## START Supplied data

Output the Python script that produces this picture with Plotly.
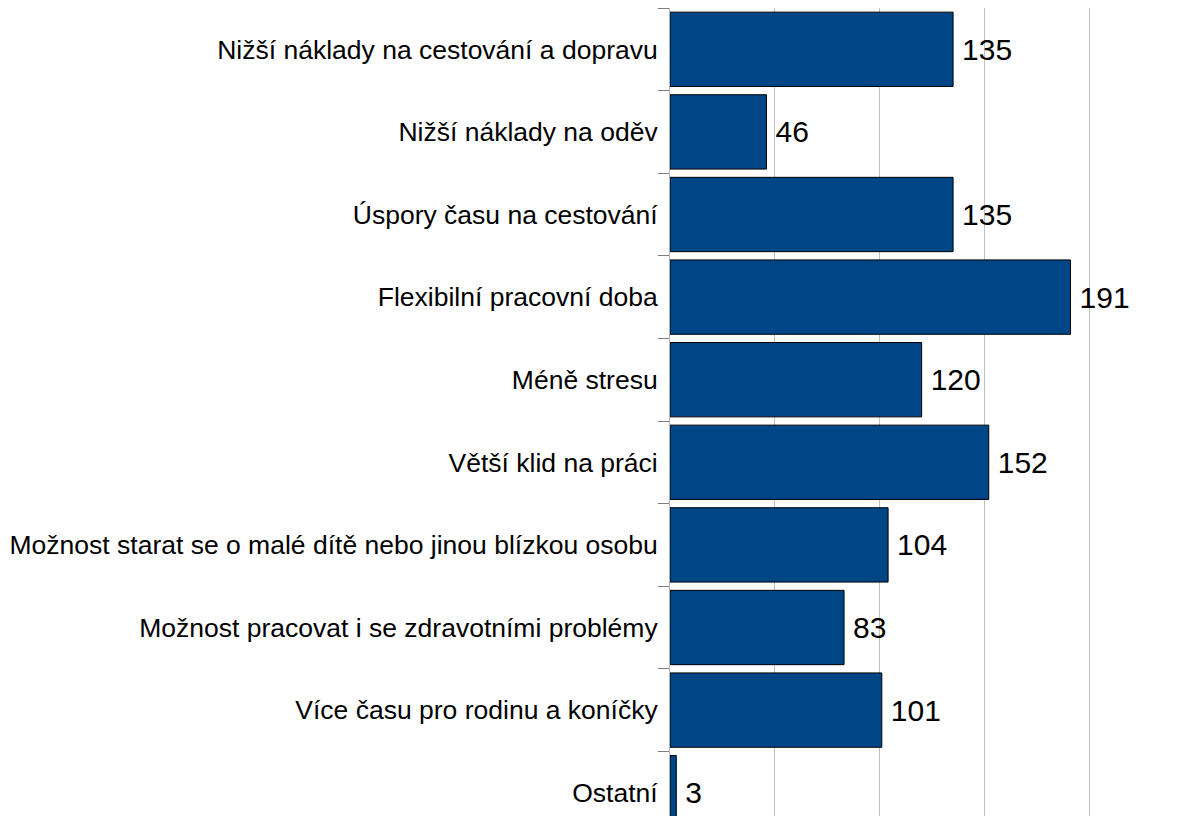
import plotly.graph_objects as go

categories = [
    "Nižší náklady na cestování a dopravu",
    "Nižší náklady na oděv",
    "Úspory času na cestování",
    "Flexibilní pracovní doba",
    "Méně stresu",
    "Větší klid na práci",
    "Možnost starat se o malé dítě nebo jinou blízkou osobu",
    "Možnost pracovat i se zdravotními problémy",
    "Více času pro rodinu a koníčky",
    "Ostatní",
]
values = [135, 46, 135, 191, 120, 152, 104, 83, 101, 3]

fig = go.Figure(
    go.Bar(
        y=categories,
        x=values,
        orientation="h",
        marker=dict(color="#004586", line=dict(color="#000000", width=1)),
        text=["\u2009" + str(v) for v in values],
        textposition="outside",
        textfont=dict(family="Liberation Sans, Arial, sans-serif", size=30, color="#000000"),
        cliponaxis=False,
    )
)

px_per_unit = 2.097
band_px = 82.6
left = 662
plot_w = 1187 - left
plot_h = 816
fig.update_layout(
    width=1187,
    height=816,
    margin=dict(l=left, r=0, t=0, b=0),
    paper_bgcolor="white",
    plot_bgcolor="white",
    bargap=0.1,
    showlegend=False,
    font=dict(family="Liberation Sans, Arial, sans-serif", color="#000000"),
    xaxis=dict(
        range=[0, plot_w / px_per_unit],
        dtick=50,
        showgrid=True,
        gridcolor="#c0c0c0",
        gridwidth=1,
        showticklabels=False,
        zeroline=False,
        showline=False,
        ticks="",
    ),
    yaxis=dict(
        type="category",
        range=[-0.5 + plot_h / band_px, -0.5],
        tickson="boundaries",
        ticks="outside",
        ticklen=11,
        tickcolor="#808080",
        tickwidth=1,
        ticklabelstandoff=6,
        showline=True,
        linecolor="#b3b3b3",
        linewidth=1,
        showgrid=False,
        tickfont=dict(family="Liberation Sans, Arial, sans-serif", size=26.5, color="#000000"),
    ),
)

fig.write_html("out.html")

## END Supplied data
## START Supplied data

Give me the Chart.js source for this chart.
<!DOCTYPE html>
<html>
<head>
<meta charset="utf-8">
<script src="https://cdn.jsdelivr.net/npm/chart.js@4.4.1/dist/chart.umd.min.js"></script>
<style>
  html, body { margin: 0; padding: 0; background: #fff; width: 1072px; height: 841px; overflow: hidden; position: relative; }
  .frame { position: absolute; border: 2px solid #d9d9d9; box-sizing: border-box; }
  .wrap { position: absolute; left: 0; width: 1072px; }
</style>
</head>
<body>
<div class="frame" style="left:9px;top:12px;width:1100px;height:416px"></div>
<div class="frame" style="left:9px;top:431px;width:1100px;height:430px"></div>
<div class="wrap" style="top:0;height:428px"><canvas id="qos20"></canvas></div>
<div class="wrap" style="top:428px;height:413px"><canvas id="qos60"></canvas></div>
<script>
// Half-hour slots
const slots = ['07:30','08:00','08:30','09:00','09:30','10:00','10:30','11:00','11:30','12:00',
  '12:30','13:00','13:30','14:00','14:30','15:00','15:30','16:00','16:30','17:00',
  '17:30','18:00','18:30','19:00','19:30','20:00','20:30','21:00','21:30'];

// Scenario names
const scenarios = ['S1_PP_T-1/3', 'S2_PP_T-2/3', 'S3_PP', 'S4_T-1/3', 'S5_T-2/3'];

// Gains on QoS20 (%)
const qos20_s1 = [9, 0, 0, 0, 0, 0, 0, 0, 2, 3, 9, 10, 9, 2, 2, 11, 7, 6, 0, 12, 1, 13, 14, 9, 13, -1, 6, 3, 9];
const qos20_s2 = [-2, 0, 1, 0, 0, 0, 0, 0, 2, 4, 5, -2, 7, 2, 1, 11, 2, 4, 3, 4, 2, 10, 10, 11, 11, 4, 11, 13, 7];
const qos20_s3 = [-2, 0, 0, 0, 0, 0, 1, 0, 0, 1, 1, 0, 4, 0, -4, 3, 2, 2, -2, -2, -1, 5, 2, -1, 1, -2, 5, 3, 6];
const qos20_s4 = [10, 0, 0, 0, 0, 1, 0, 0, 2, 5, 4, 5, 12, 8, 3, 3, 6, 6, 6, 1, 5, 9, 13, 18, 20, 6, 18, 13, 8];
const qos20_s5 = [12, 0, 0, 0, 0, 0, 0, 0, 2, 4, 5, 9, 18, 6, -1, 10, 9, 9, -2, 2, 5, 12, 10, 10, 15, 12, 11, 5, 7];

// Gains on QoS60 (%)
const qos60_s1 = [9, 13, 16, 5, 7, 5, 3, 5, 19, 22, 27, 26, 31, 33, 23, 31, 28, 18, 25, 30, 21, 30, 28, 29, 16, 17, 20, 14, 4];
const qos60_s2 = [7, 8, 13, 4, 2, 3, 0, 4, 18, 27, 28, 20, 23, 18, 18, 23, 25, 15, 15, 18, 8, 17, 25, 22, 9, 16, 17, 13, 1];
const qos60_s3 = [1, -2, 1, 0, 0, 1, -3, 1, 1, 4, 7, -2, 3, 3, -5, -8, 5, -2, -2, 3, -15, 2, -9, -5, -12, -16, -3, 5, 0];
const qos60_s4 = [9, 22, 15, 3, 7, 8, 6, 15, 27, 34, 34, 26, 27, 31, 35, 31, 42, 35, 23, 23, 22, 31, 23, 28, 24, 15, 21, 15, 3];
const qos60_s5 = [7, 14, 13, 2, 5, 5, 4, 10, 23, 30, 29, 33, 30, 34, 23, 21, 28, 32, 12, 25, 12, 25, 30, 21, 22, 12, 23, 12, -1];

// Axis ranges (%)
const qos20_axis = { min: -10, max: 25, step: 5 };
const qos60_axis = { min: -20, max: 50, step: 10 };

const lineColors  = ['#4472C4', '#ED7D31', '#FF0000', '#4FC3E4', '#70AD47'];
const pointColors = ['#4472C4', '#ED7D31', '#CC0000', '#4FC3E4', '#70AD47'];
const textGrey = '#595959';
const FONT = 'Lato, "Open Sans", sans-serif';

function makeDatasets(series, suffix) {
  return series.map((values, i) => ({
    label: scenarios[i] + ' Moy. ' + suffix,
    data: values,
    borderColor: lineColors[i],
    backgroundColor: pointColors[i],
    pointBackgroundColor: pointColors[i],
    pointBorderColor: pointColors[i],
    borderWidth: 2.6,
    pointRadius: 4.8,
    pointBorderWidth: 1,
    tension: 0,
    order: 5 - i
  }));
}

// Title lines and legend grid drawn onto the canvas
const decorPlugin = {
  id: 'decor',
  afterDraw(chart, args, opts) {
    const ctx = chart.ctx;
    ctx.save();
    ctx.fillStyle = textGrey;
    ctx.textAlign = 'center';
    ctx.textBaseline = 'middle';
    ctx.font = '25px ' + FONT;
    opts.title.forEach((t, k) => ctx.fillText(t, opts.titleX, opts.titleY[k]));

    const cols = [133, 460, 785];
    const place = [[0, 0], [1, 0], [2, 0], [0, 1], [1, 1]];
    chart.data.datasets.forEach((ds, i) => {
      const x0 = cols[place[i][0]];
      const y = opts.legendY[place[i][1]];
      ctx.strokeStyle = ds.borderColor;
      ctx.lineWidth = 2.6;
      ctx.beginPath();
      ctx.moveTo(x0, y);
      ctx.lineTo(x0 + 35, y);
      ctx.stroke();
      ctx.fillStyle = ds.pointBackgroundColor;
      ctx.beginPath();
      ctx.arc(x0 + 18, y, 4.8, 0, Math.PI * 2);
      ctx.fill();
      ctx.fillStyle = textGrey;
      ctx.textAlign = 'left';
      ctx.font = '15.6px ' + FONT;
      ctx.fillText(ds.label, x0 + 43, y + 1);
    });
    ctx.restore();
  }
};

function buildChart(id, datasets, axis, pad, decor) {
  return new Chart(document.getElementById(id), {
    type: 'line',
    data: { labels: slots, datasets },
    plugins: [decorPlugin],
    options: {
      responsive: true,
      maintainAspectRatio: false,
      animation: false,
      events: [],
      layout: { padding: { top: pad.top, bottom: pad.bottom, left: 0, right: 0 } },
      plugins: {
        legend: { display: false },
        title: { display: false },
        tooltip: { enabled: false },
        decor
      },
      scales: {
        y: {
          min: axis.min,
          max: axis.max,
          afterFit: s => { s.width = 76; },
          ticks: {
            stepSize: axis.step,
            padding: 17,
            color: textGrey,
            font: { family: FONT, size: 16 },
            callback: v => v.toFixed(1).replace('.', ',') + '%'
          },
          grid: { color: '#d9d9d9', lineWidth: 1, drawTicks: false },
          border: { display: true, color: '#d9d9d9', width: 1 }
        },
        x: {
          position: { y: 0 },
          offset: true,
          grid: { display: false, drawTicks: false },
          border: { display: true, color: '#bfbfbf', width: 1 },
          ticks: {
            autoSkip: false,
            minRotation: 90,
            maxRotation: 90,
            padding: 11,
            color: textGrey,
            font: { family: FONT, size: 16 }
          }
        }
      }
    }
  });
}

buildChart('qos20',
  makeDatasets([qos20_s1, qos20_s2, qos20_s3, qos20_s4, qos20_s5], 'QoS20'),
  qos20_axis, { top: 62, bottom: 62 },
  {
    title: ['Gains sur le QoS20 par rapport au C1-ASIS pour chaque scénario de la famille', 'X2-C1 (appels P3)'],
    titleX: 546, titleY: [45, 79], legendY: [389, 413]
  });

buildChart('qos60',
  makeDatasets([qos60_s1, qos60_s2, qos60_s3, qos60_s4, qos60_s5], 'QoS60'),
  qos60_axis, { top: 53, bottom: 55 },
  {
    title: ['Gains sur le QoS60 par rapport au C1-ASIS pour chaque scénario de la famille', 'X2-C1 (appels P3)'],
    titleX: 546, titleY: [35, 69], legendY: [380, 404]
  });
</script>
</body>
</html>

## END Supplied data
## START Supplied data

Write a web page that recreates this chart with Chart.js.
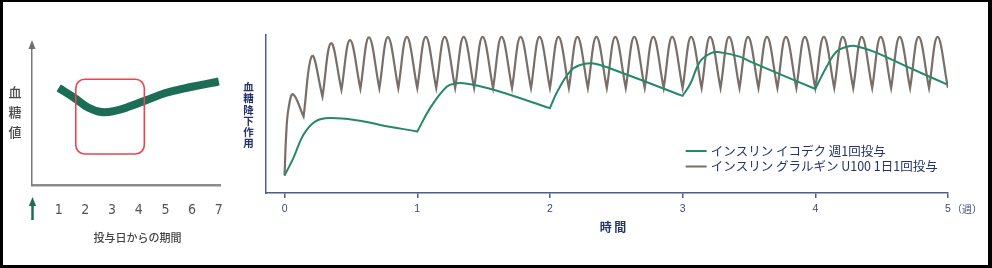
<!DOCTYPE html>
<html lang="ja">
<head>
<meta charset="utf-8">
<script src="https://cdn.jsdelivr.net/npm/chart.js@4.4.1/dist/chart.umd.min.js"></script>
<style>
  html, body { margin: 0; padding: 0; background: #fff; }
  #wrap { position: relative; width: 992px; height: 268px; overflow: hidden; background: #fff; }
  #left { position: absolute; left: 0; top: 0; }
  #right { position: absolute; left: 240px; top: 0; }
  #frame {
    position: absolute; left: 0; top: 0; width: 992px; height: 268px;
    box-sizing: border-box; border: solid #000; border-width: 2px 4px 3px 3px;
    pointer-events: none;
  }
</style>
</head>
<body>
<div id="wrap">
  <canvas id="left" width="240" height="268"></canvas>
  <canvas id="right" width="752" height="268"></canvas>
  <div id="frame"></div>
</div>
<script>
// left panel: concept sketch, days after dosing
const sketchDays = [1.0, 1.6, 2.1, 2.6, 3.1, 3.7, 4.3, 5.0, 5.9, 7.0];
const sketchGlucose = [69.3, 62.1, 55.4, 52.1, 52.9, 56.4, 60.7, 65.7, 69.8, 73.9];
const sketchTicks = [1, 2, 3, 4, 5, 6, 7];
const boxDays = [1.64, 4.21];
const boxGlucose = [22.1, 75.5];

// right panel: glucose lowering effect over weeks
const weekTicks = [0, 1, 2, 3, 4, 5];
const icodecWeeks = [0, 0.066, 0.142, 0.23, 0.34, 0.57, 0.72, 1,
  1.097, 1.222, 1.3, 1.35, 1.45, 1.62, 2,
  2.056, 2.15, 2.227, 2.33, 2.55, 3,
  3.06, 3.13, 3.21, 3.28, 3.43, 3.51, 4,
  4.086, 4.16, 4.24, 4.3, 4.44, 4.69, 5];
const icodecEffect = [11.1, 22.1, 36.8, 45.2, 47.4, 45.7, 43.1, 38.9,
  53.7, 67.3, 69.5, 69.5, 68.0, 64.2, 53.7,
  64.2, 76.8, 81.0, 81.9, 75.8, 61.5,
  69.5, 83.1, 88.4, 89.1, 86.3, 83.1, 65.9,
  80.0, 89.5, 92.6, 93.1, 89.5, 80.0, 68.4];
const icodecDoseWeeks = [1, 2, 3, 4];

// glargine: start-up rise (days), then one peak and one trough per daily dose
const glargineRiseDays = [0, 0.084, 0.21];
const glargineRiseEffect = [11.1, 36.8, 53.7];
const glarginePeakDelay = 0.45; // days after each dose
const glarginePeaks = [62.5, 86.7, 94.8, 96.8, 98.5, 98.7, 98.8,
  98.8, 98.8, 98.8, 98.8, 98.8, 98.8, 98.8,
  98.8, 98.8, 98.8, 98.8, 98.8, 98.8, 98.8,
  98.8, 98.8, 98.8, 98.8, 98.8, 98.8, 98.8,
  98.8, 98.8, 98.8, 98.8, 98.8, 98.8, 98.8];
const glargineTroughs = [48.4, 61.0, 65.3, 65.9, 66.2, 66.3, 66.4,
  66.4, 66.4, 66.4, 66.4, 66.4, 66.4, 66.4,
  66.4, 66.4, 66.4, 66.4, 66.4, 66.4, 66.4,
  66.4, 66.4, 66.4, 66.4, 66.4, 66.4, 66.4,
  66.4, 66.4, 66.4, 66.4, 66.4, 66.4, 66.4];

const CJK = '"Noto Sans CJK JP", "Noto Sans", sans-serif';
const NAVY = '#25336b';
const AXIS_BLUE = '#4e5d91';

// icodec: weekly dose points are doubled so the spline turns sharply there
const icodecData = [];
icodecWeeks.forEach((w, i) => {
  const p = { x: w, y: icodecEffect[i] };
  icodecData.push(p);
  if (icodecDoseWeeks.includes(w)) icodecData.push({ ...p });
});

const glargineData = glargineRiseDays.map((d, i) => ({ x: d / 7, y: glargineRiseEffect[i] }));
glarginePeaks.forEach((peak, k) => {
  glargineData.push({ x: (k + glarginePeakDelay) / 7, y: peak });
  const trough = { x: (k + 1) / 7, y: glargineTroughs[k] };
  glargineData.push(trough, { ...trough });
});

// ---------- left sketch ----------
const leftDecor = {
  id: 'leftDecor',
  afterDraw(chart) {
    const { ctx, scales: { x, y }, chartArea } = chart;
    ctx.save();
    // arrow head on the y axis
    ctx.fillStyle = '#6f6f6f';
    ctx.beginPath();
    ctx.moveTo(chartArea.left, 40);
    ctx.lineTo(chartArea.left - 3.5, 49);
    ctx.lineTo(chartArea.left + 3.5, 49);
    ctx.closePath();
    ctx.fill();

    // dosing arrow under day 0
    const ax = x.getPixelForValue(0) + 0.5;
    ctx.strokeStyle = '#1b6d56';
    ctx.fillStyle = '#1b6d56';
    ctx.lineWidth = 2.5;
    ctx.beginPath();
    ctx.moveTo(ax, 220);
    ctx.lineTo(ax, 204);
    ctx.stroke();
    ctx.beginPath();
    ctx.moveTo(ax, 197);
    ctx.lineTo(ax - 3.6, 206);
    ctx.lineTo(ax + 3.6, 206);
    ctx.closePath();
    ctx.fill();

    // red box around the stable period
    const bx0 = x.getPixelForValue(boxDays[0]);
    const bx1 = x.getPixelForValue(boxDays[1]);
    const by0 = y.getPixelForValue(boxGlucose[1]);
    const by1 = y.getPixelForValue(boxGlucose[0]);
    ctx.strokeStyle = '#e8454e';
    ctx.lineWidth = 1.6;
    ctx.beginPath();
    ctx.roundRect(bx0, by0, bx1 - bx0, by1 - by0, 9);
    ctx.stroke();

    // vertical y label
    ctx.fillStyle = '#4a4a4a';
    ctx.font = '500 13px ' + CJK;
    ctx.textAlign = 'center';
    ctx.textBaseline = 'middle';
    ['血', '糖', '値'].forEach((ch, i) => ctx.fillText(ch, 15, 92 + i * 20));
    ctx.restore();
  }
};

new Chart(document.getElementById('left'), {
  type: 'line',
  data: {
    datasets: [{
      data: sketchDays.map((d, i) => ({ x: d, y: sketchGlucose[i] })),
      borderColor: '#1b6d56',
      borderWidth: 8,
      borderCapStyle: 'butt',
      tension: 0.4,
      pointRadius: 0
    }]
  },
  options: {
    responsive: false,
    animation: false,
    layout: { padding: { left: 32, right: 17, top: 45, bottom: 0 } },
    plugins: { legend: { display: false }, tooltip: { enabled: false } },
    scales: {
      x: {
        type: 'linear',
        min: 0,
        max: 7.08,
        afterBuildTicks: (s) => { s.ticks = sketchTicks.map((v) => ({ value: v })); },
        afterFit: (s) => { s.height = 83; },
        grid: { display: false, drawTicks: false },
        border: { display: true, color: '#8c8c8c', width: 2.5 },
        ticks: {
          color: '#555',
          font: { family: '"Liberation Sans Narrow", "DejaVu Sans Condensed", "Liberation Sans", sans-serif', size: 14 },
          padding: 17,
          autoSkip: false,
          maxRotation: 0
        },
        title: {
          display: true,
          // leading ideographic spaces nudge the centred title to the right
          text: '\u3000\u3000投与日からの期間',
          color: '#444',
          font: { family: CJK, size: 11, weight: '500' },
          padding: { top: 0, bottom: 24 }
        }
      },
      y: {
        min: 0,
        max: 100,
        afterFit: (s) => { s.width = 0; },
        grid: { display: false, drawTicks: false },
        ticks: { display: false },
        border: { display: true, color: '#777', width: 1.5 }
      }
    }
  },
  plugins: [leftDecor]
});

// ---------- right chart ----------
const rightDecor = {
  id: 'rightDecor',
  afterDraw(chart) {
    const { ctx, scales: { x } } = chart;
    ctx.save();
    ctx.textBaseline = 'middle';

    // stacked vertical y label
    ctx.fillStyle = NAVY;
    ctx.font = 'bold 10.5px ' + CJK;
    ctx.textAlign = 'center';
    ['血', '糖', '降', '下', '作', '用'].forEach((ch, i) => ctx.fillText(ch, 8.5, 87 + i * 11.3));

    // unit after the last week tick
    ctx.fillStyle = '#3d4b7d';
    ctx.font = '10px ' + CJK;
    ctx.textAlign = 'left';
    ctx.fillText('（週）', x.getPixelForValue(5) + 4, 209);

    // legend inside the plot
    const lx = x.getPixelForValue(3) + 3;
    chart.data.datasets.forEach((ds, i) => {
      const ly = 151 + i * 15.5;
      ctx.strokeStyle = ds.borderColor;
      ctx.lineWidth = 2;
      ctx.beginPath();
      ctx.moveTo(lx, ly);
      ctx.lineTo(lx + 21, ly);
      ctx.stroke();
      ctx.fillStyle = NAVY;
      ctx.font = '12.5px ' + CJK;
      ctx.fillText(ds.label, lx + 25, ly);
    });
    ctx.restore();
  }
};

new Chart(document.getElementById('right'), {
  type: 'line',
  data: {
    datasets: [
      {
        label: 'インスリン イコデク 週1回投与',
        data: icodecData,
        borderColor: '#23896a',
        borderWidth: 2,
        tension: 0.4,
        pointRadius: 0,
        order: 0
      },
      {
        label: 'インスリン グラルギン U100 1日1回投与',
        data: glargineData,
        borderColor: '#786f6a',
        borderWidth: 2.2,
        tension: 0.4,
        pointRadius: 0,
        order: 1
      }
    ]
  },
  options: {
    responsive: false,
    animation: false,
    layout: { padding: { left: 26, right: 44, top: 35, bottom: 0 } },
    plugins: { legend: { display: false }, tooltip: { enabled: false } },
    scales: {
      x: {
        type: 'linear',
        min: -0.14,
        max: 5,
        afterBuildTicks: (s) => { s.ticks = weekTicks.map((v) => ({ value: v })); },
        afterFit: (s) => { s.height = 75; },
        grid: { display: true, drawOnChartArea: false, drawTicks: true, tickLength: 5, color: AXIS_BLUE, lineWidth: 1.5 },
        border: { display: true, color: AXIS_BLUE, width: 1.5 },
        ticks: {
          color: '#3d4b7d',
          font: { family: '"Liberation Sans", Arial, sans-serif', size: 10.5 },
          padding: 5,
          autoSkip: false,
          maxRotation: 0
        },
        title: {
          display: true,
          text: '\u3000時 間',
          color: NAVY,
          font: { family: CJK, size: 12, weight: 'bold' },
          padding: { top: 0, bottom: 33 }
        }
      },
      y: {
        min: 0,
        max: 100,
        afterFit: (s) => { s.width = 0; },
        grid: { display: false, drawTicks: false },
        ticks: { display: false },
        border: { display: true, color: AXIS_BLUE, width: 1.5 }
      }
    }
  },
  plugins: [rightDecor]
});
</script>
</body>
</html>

## END Supplied data

*Exercise instructions*.
From the records above, copy only the lines running from the line containing "Output the Python" to the line containing "import plotly.graph_objects as go", both ends included. Leave the pictures out.

*Reply to the task*.
Output the Python script that produces this picture with Plotly.
import plotly.graph_objects as go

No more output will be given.